▶ _TASK TO CARRY OUT_:
Copy exactly the lines from the beginning of the data down to and including the line holding "var yName = 'O.D(450nm)';", without any pictures.

#### RAW DATA ####

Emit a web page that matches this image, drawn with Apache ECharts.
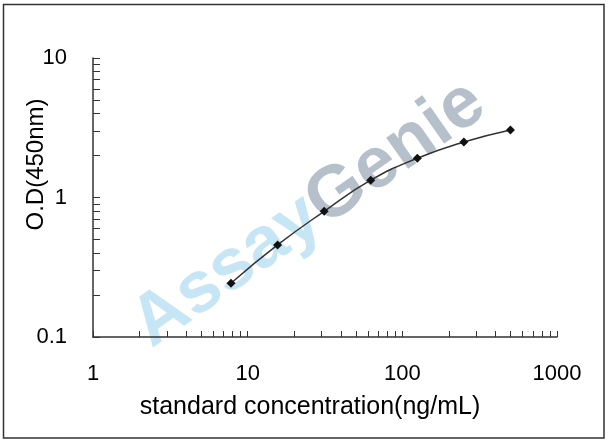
<!DOCTYPE html>
<html>
<head>
<meta charset="utf-8">
<script src="https://cdn.jsdelivr.net/npm/echarts@6/dist/echarts.min.js"></script>
<style>html,body{margin:0;padding:0;background:#fff}#c{width:608px;height:441px}</style>
</head>
<body>
<div id="c"></div>
<script>
// Data
var concentrations = [7.8, 15.6, 31.25, 62.5, 125, 250, 500];
var odValues = [0.243, 0.457, 0.796, 1.33, 1.91, 2.50, 3.05];
var xTickLabels = [1, 10, 100, 1000];
var yTickLabels = [0.1, 1, 10];
var xTickValues = [1, 2, 3, 4, 5, 6, 7, 8, 9, 10, 20, 30, 40, 50, 60, 70, 80, 90, 100, 200, 300, 400, 500, 600, 700, 800, 900, 1000];
var yTickValues = [0.1, 0.2, 0.3, 0.4, 0.5, 0.6, 0.7, 0.8, 0.9, 1, 2, 3, 4, 5, 6, 7, 8, 9, 10];
var xName = 'standard concentration(ng/mL)';
var yName = 'O.D(450nm)';

var points = concentrations.map(function (c, i) { return [c, odValues[i]]; });
var font = '"Liberation Sans", Arial, sans-serif';
function plain(v) { return String(+(+v).toFixed(2)); }

var chart = echarts.init(document.getElementById('c'), null, {renderer: 'canvas'});
chart.setOption({
  animation: false,
  backgroundColor: '#fff',
  grid: {left: 93, right: 51, top: 58, bottom: 104},
  xAxis: {
    type: 'log', logBase: 10, min: 1, max: 1000,
    name: xName, nameLocation: 'middle', nameGap: 58, nameMoveOverlap: false,
    nameTextStyle: {fontFamily: font, fontSize: 25, color: '#000', padding: [0, 30, 0, 0]},
    axisLine: {show: true, lineStyle: {color: '#333', width: 1.5}},
    axisTick: {show: true, inside: true, length: 6, lineStyle: {color: '#333'}, customValues: xTickValues},
    axisLabel: {fontFamily: font, fontSize: 22, color: '#000', margin: 26, customValues: xTickLabels, formatter: plain},
    splitLine: {show: false}, minorTick: {show: false}
  },
  yAxis: {
    type: 'log', logBase: 10, min: 0.1, max: 10,
    name: yName, nameLocation: 'middle', nameGap: 45, nameRotate: 90, nameMoveOverlap: false,
    nameTextStyle: {fontFamily: font, fontSize: 24, color: '#000', padding: [0, 0, 0, 66]},
    axisLine: {show: true, lineStyle: {color: '#333', width: 1.5}},
    axisTick: {show: true, inside: true, length: 7, lineStyle: {color: '#333'}, customValues: yTickValues},
    axisLabel: {fontFamily: font, fontSize: 22, color: '#000', margin: 26, customValues: yTickLabels, formatter: plain},
    splitLine: {show: false}, minorTick: {show: false}
  },
  graphic: [
    {type: 'rect', shape: {x: 3.5, y: 4.5, width: 600.5, height: 433.5}, style: {fill: 'none', stroke: '#333', lineWidth: 1.5}, z: 100},
    {type: 'text', x: 309, y: 214, rotation: 35 * Math.PI / 180, z: 0,
      style: {text: '{a|Assay}{g|Genie}', align: 'center', verticalAlign: 'middle',
        rich: {
          a: {fontFamily: font, fontWeight: 'bold', fontSize: 72, fill: '#c7e6f5'},
          g: {fontFamily: font, fontWeight: 'bold', fontSize: 72, fill: '#b6c0cb'}
        }}}
  ],
  series: [{
    type: 'line', data: points, smooth: true, z: 10,
    lineStyle: {color: '#333', width: 1.5},
    symbol: 'diamond', symbolSize: 9,
    itemStyle: {color: '#111'}
  }]
});
</script>
</body>
</html>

####

▶ _TASK ANSWER_:
Emit a web page that matches this image, drawn with Apache ECharts.
<!DOCTYPE html>
<html>
<head>
<meta charset="utf-8">
<script src="https://cdn.jsdelivr.net/npm/echarts@6/dist/echarts.min.js"></script>
<style>html,body{margin:0;padding:0;background:#fff}#c{width:608px;height:441px}</style>
</head>
<body>
<div id="c"></div>
<script>
// Data
var concentrations = [7.8, 15.6, 31.25, 62.5, 125, 250, 500];
var odValues = [0.243, 0.457, 0.796, 1.33, 1.91, 2.50, 3.05];
var xTickLabels = [1, 10, 100, 1000];
var yTickLabels = [0.1, 1, 10];
var xTickValues = [1, 2, 3, 4, 5, 6, 7, 8, 9, 10, 20, 30, 40, 50, 60, 70, 80, 90, 100, 200, 300, 400, 500, 600, 700, 800, 900, 1000];
var yTickValues = [0.1, 0.2, 0.3, 0.4, 0.5, 0.6, 0.7, 0.8, 0.9, 1, 2, 3, 4, 5, 6, 7, 8, 9, 10];
var xName = 'standard concentration(ng/mL)';
var yName = 'O.D(450nm)';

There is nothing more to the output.